The Gatehouse Blog

Linking management and shop-floor with Q&As at Novozymes

Novozymes, market-leading biotech company, implemented an innovative format to give shop-floor employees a voice and increase dialogue in Novozymes’ production. Joachim Aaen, Communications Specialist, explains how.

 Novozymes produces a wide range of industrial enzymes and microorganisms used in a lot of different industries. We develop solutions for the world’s pressing problems, profit from doing so, and then reinvest in finding biological answers for better lives in a growing world.

Supply Operations in Novozymes produces enzymes at five core plants worldwide and three satellite plants, whereas microorganisms are produced at eight facilities worldwide. At our plants, we have around 1,000 operators in production and supply chain involved in the manufacturing process and warehouse operation. Due to the nature of their job, most of these employees don’t have easy access to computers; the majority of them don’t speak English, which makes it critical for us to translate clear, easily accessible messages into a number of languages.

“We decided to turn the widely-used mass communication model upside down to see if we could start a dialogue with operators via our team leaders”

One challenge is to communicate strategic messages to shop-floor employees. A year after the introduction of a global lean initiative in Supply Operations, we were searching for a new approach to ensure that this large stakeholder group was reached – and heard.

Previous approaches had focused on traditional channels, such as articles and info screens, but we found that the impact was limited. Internal surveys confirmed that this audience’s preferred source of information and communication is, first and foremost, their line manager (called ‘team leaders’).

Thus, we decided to turn the widely-used mass communication model upside down to see if we could start a dialogue with operators via our team leaders.

Questions from the Shop Floor

“Questions from the Shop Floor” was created as a means to promote the voice of our shop-floor employees and make it possible for them to ask questions to our top management.

We established a group of a dozen team leaders from our global organisation and asked them to gather some of the questions of interest to shop-floor operators around a given “hot topic”, in this case the lean initiative that had been introduced. We worked to identify some sharp, critical team leaders who were interested and willing to engage. We wanted operators to dig deep and share their honest questions, so we made sure to anonymise every question we received. Examples of questions were: Why will lean work this time? Will the initiative pay off? Do we need all plants to work in the same manner?

We selected around 10 questions which we then asked two management members (4-5 each) and asked them to share their point of view and to tell their story.

As our objective was to prioritise verbal, offline communication, we translated the Q&A into local languages and sent it to all team leaders globally to share relevant answers with their teams and relate answers to their plant and local environment.

Feedback & measurement

Team leaders have told us that they liked the format, enjoyed the direct tone and found that the concept was good to address issues that are directly impacting the operators’ work. Furthermore, I, myself, think there is a strong symbolic value to being able to bypass a few management levels and ask questions directly to the top management; it builds an open communication culture.

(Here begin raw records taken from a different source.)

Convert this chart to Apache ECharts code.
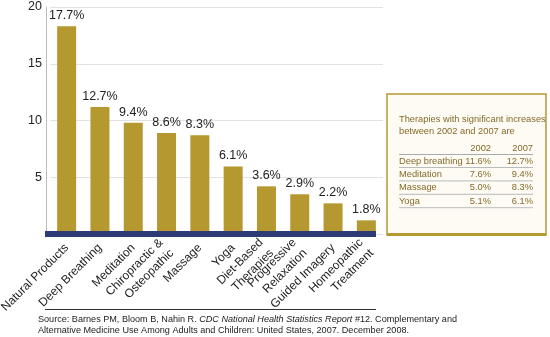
<!DOCTYPE html>
<html><head><meta charset="utf-8">
<script src="https://cdn.jsdelivr.net/npm/echarts@6/dist/echarts.min.js"></script>
<style>html,body{margin:0;padding:0;background:#fff}#c{width:550px;height:337px}</style>
</head><body><div id="c"></div>
<script>
var categories = ['Natural Products','Deep Breathing','Meditation','Chiropractic &\nOsteopathic','Massage','Yoga','Diet-Based\nTherapies','Progressive\nRelaxation','Guided Imagery','Homeopathic\nTreatment'];
var barHeights = [18.3, 11.2, 9.8, 8.9, 8.7, 5.95, 4.2, 3.5, 2.7, 1.2];
var valueLabels = ['17.7%','12.7%','9.4%','8.6%','8.3%','6.1%','3.6%','2.9%','2.2%','1.8%'];
var yTicks = [0, 5, 10, 15, 20];
var tableTitle = ['Therapies with significant increases', 'between 2002 and 2007 are'];
var tableYears = ['2002', '2007'];
var tableRows = ['Deep breathing', 'Meditation', 'Massage', 'Yoga'];
var table2002 = ['11.6%', '7.6%', '5.0%', '5.1%'];
var table2007 = ['12.7%', '9.4%', '8.3%', '6.1%'];

var FONT = '"Liberation Sans", Arial, Helvetica, sans-serif';
var GOLD = '#b5982f';
var NAVY = '#2c3b74';
var TXT = '#86692a';
var TF = '9.3px ' + FONT;

var chart = echarts.init(document.getElementById('c'), null, {renderer: 'canvas'});

var g = [];
// axis band
g.push({type:'rect', shape:{x:45, y:231, width:331, height:6}, style:{fill:NAVY}, z:10});
// box
g.push({type:'rect', shape:{x:387, y:94, width:159, height:141}, style:{fill:'#fdfbf3', stroke:GOLD, lineWidth:1.5}, z:1});
g.push({type:'rect', shape:{x:387, y:233, width:159, height:3}, style:{fill:GOLD}, z:2});
var bx = 399, colA = 491, colB = 533;
g.push({type:'text', x:bx, y:119, style:{text:tableTitle[0], fill:TXT, font:TF, verticalAlign:'middle'}, z:3});
g.push({type:'text', x:bx, y:131.5, style:{text:tableTitle[1], fill:TXT, font:TF, verticalAlign:'middle'}, z:3});
g.push({type:'text', x:colA, y:148, style:{text:tableYears[0], fill:TXT, font:TF, align:'right', verticalAlign:'middle'}, z:3});
g.push({type:'text', x:colB, y:148, style:{text:tableYears[1], fill:TXT, font:TF, align:'right', verticalAlign:'middle'}, z:3});
g.push({type:'line', shape:{x1:bx, y1:154.5, x2:colB, y2:154.5}, style:{stroke:'#aaa', lineWidth:1}, z:3});
for (var i = 0; i < tableRows.length; i++) {
  var yy = 161 + i * 13.4;
  g.push({type:'text', x:bx, y:yy, style:{text:tableRows[i], fill:TXT, font:TF, verticalAlign:'middle'}, z:3});
  g.push({type:'text', x:colA, y:yy, style:{text:table2002[i], fill:TXT, font:TF, align:'right', verticalAlign:'middle'}, z:3});
  g.push({type:'text', x:colB, y:yy, style:{text:table2007[i], fill:TXT, font:TF, align:'right', verticalAlign:'middle'}, z:3});
  g.push({type:'line', shape:{x1:bx, y1:yy+6.5, x2:colB, y2:yy+6.5}, style:{stroke:'#bbb', lineWidth:1}, z:3});
}
// source
g.push({type:'line', shape:{x1:45, y1:309.5, x2:376, y2:309.5}, style:{stroke:'#333', lineWidth:1}});
g.push({type:'text', x:38, y:325, style:{
  text:'{n|Source: Barnes PM, Bloom B, Nahin R. }{i|CDC National Health Statistics Report}{n| #12. Complementary and}\n{n|Alternative Medicine Use Among Adults and Children: United States, 2007. December 2008.}',
  rich:{n:{fontSize:9.1, fontFamily:FONT, fill:'#222', lineHeight:10.5}, i:{fontSize:9.1, fontFamily:FONT, fontStyle:'italic', fill:'#222', lineHeight:10.5}},
  verticalAlign:'middle', fill:'#222'
}});

chart.setOption({
  animation:false,
  backgroundColor:'#fff',
  textStyle:{fontFamily:FONT},
  grid:{left:50, right:167, top:7, bottom:103, containLabel:false, outerBoundsMode:'none'},
  xAxis:{type:'category', data:categories,
    axisLine:{show:false},
    axisTick:{show:false},
    axisLabel:{interval:0, rotate:45, fontSize:12, color:'#222', margin:12, lineHeight:15, fontFamily:FONT}
  },
  yAxis:{type:'value', min:yTicks[0], max:yTicks[yTicks.length-1], interval:5, offset:4,
    axisLine:{show:true, lineStyle:{color:'#bbb'}},
    axisTick:{show:false},
    splitLine:{lineStyle:{color:'#e2e2e2'}},
    axisLabel:{fontSize:12.5, color:'#222', margin:4, fontFamily:FONT, formatter:function(v){return v===0?'':String(v);}}
  },
  series:[{type:'bar', data:barHeights, barWidth:19, itemStyle:{color:GOLD},
    label:{show:true, position:'top', distance:4, fontSize:12.5, color:'#222', fontFamily:FONT,
      formatter:function(p){return valueLabels[p.dataIndex];}}
  }],
  graphic:g
});
</script></body></html>
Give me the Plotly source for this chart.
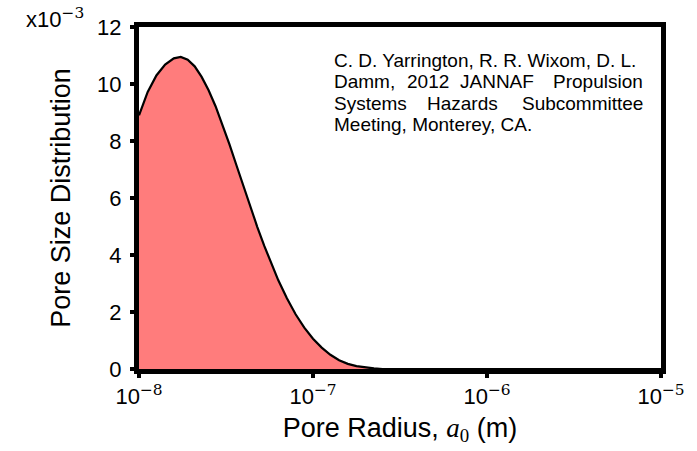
import plotly.graph_objects as go

# Pore radius (m) and pore size distribution (in units of 1e-3)
pore_radius = [
    1.000e-8, 1.122e-8, 1.259e-8, 1.413e-8, 1.585e-8, 1.738e-8, 1.905e-8,
    2.089e-8, 2.291e-8, 2.512e-8, 2.754e-8, 3.020e-8, 3.311e-8, 3.631e-8,
    3.981e-8, 4.365e-8, 4.786e-8, 5.248e-8, 5.754e-8, 6.310e-8, 7.079e-8,
    7.943e-8, 8.913e-8, 1.000e-7, 1.122e-7, 1.259e-7, 1.413e-7, 1.585e-7,
    1.778e-7, 1.995e-7, 2.239e-7, 2.512e-7, 3.162e-7, 1.000e-6, 1.000e-5,
]
psd_e3 = [
    8.90, 9.72, 10.30, 10.68, 10.90, 10.95, 10.85,
    10.62, 10.25, 9.78, 9.22, 8.58, 7.88, 7.15,
    6.40, 5.68, 4.98, 4.32, 3.70, 3.12, 2.48,
    1.92, 1.45, 1.06, 0.75, 0.50, 0.31, 0.18,
    0.10, 0.05, 0.02, 0.0, 0.0, 0.0, 0.0,
]

x_tick_exps = [-8, -7, -6, -5]
y_ticks = [0, 2, 4, 6, 8, 10, 12]

citation_lines = [
    "C. D. Yarrington, R. R. Wixom, D. L.",
    ["Damm,", "2012", "JANNAF", "Propulsion"],
    ["Systems", "Hazards", "Subcommittee"],
    "Meeting, Monterey, CA.",
]

SANS = "Liberation Sans, Arial, sans-serif"
SERIF = "DejaVu Serif, serif"
ITAL = "Liberation Serif, serif"

W, H = 697, 451
L, R, T, B = 139, 36, 27, 80
PW, PH = W - L - R, H - T - B


def px(x):
    return (x - L) / PW


def py(y):
    return (H - B - y) / PH


def sup(s):
    return f"<sup><span style='font-family:{SERIF}'>{s}</span></sup>"


fig = go.Figure()
fig.add_trace(go.Scatter(
    x=pore_radius, y=psd_e3,
    mode="lines",
    line=dict(color="black", width=2.2),
    fill="tozeroy",
    fillcolor="#FF7C7C",
    hoverinfo="skip",
    showlegend=False,
))

tick_text = ["10" + sup(f"−{abs(e)}") for e in x_tick_exps]

fig.update_layout(
    width=W, height=H,
    margin=dict(l=L, r=R, t=T, b=B),
    paper_bgcolor="white",
    plot_bgcolor="white",
    font=dict(family=SANS, color="black", size=22),
    xaxis=dict(
        type="log",
        range=[-8, -5],
        tickvals=[10.0 ** e for e in x_tick_exps],
        ticktext=tick_text,
        showgrid=False, zeroline=False,
        showline=True, linecolor="black", linewidth=5, mirror=True,
        ticks="outside", ticklen=4, tickwidth=4, tickcolor="black",
        tickfont=dict(size=22, family=SANS),
        title=dict(
            text=f"Pore Radius, <span style='font-family:{ITAL}'><i>a</i><sub>0</sub></span> (m)",
            font=dict(size=27, family=SANS),
            standoff=11,
        ),
    ),
    yaxis=dict(
        range=[0, 12],
        tickvals=y_ticks,
        showgrid=False, zeroline=False,
        showline=True, linecolor="black", linewidth=5, mirror=True,
        ticks="outside", ticklen=4, tickwidth=4, tickcolor="black",
        ticklabelstandoff=4,
        tickfont=dict(size=22, family=SANS),
        title=dict(
            text="Pore Size Distribution",
            font=dict(size=27, family=SANS),
            standoff=20,
        ),
    ),
)

# axis exponent label
fig.add_annotation(
    xref="paper", yref="paper",
    x=px(86), y=py(18), xanchor="right", yanchor="middle",
    text="x10" + sup("−3"),
    showarrow=False, font=dict(size=22, family=SANS),
)

# justified citation block
cite_font = dict(size=19, family=SANS, color="black")
left_x, right_x = 332, 645
line_y = [61, 82, 104, 125]

fig.add_annotation(xref="paper", yref="paper", x=px(left_x), y=py(line_y[0]),
                   xanchor="left", yanchor="middle", text=citation_lines[0],
                   showarrow=False, font=cite_font)

words2 = citation_lines[1]
pos2 = [(left_x, "left"), (428, "center"), (497, "center"), (right_x, "right")]
for w, (xx, anc) in zip(words2, pos2):
    fig.add_annotation(xref="paper", yref="paper", x=px(xx), y=py(line_y[1]),
                       xanchor=anc, yanchor="middle", text=w,
                       showarrow=False, font=cite_font)

words3 = citation_lines[2]
pos3 = [(left_x, "left"), (462, "center"), (right_x, "right")]
for w, (xx, anc) in zip(words3, pos3):
    fig.add_annotation(xref="paper", yref="paper", x=px(xx), y=py(line_y[2]),
                       xanchor=anc, yanchor="middle", text=w,
                       showarrow=False, font=cite_font)

fig.add_annotation(xref="paper", yref="paper", x=px(left_x), y=py(line_y[3]),
                   xanchor="left", yanchor="middle", text=citation_lines[3],
                   showarrow=False, font=cite_font)

fig.write_html("out.html")
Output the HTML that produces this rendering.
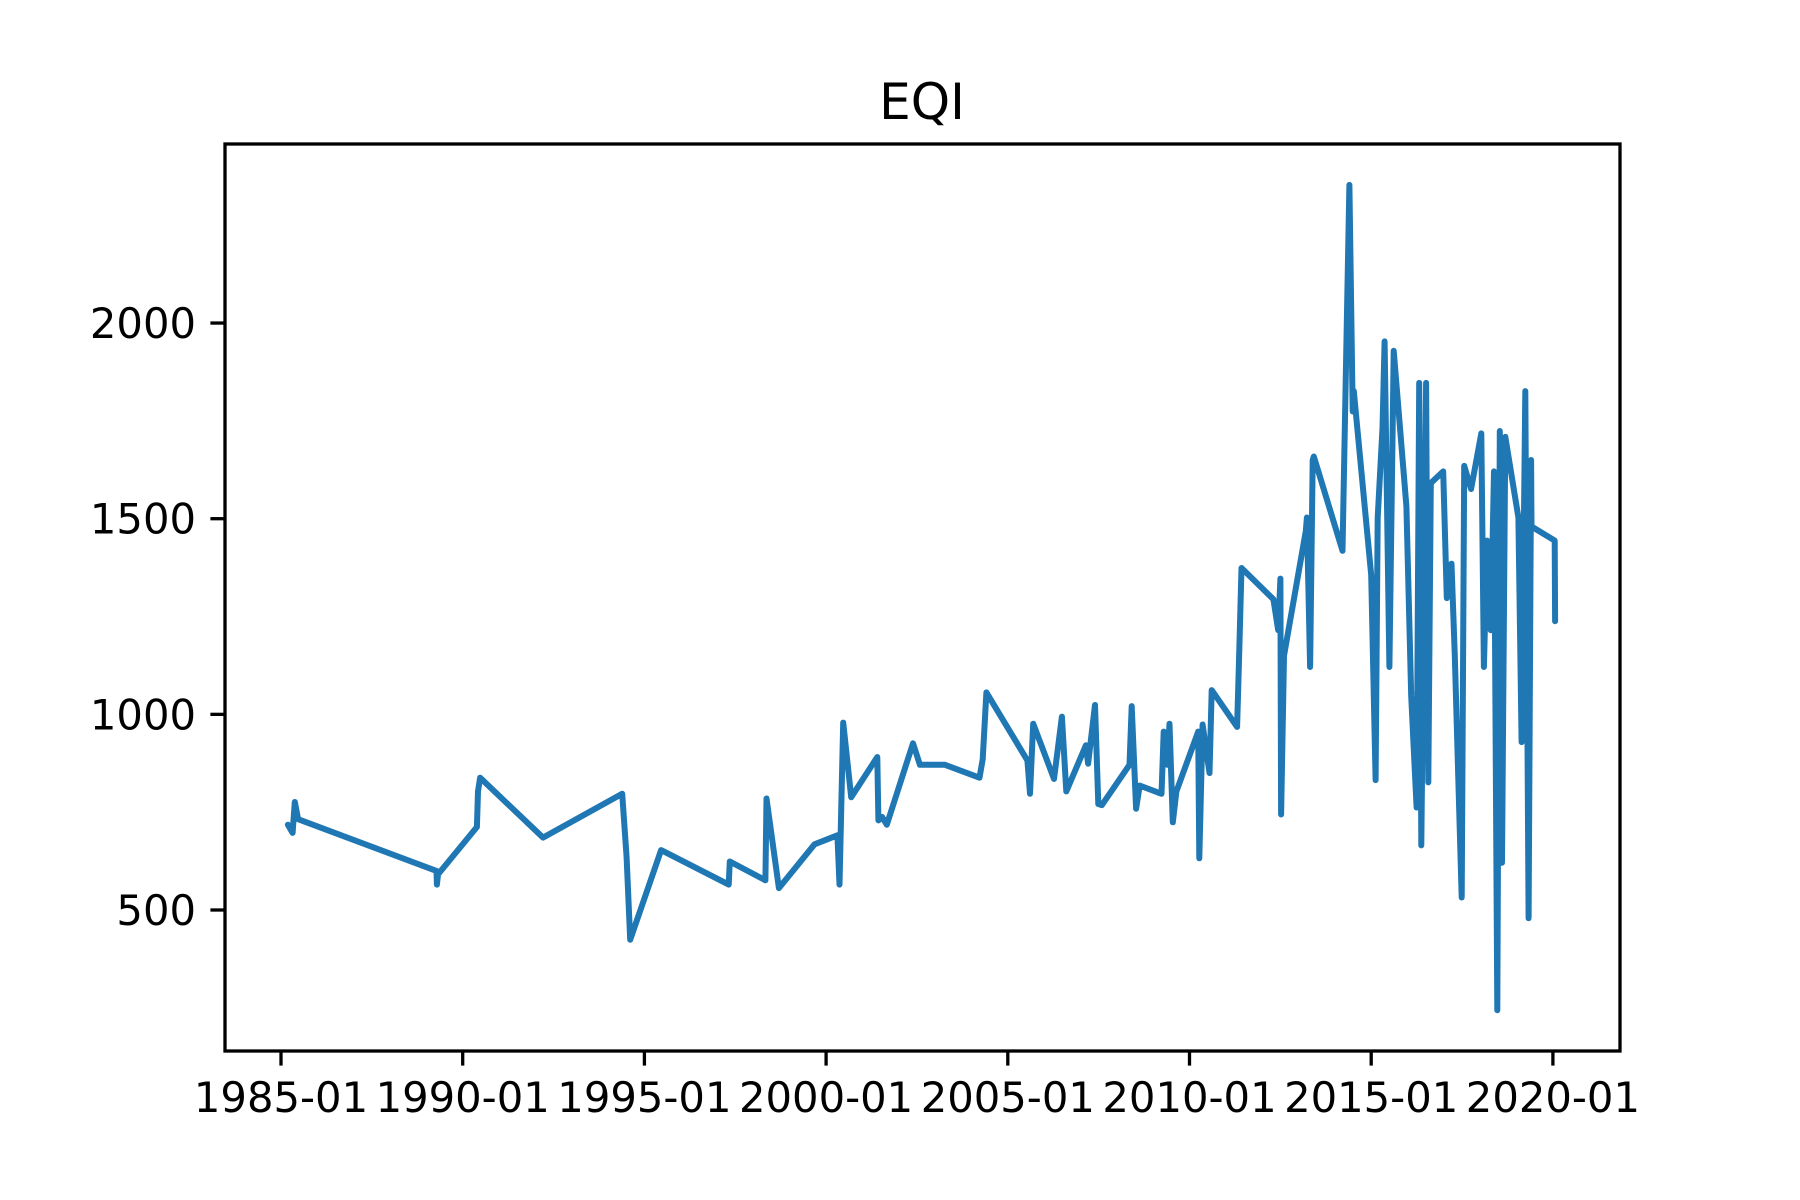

“Being able to bypass a few management levels and ask questions directly to the top management builds an open communication culture”

We wanted to reach a very broad group across regions, so answers had to be applicable to all locations. For this reason, the questions and answers cannot be as specific as team leaders and their team of operators might wish.

Nevertheless, I believe that feedback gathered via our team leaders didn’t only enable us to understand what their and their teams’ concerns were. In addition, we were able to share some valuable insights with the top management, so they could act on these as well.

Future intentions


By starting this kind of dialogue, we raised expectations, and in 2016, we hope to start more discussions through this format. We are planning on expanding the respondent group from around 10 to 20 team leaders so we are guaranteed (a varied) input.

We also want to apply this model to different topics. To do so, we will have to make sure the topic is cross-country and cross-functional (or perhaps restricted to a specific region) – it has to be relevant for all operators, which is the biggest difficulty we will face.

Finally, it will be important, in the future, to get more feedback to make sure this format has value and to make sure that we actually choose the hot topics that our staff want to hear about.



Joachim Aaen spent three and a half years working as a communication consultant in an agency before joining industrial enzymes producer Novozymes in 2009. Over the years he has occupied multiple positions within Novozymes’ supply chain focusing on internal communications. For the past two and a half years he has worked as Communications Specialist for the management team in Supply Operations.